If One Crazy Summer put my body on display in a bathing suit, About Last Night upped the ante. Based on the David Mamet play Sexual Perversity in Chicago, About Last Night was, for its time, a daring movie: my character, Debbie, and Rob’s character, Danny, meet at a singles’ bar and have what they think will be a one-night stand; the next morning, Debbie basically flees. Remember: this was way before Sex and the City. The idea that a woman would just want to get laid and then bail without trying to start a relationship was radical. There were a lot of sex scenes, which meant I had to spend a great deal of time naked in front of a room full of men: camera operators, producers, sound guys, and the director who’d told me I was too fat to be in a film.

It’s telling that when Rob and Ed reminisced about the film—which became a huge hit—many years later for the release of the DVD, Rob remembered the two of us being close to hypothermia in a scene shot outdoors in freezing weather and, in another scene, the pain he was in when his leg gave out while he was carrying me. For my part, I just remember the agony I was in displaying my body for the world to see.

Fortunately, the cast was very friendly and supportive, and we all got along well. I’d never worked before with Jim Belushi or with Elizabeth Perkins, who was making her movie debut, but there was a wonderful camaraderie on the set. Rob and I were old friends, and he and Emilio were also close, having grown up together in Malibu, so there were definite boundaries in the sex scenes I had with Rob that made them easier to shoot. But the self-consciousness I felt about my body was almost paralyzing.

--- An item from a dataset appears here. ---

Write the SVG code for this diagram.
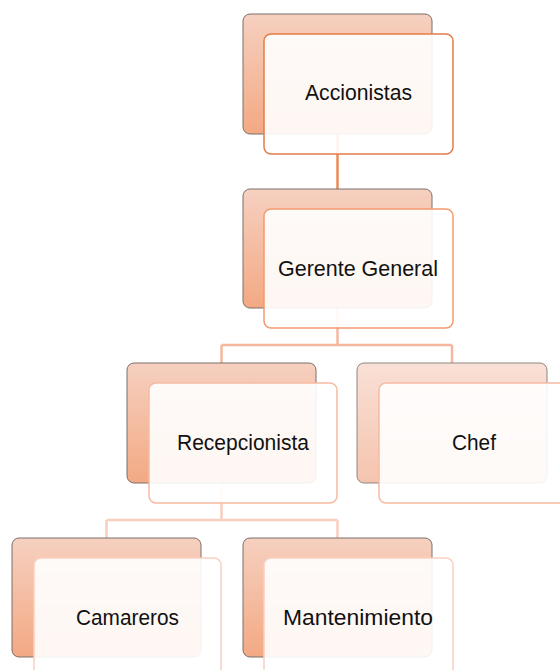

About Last Night was released on July 2, 1986, and pulled in over $38 million. It got decent reviews for the most part, and so did I. Roger Ebert wrote in the Chicago Sun-Times: “Moore is especially impressive. There isn’t a romantic note she isn’t required to play in this movie, and she plays them all flawlessly.” No critics remarked on my horrible body, which should have proven to me that my horrible body was all in my head.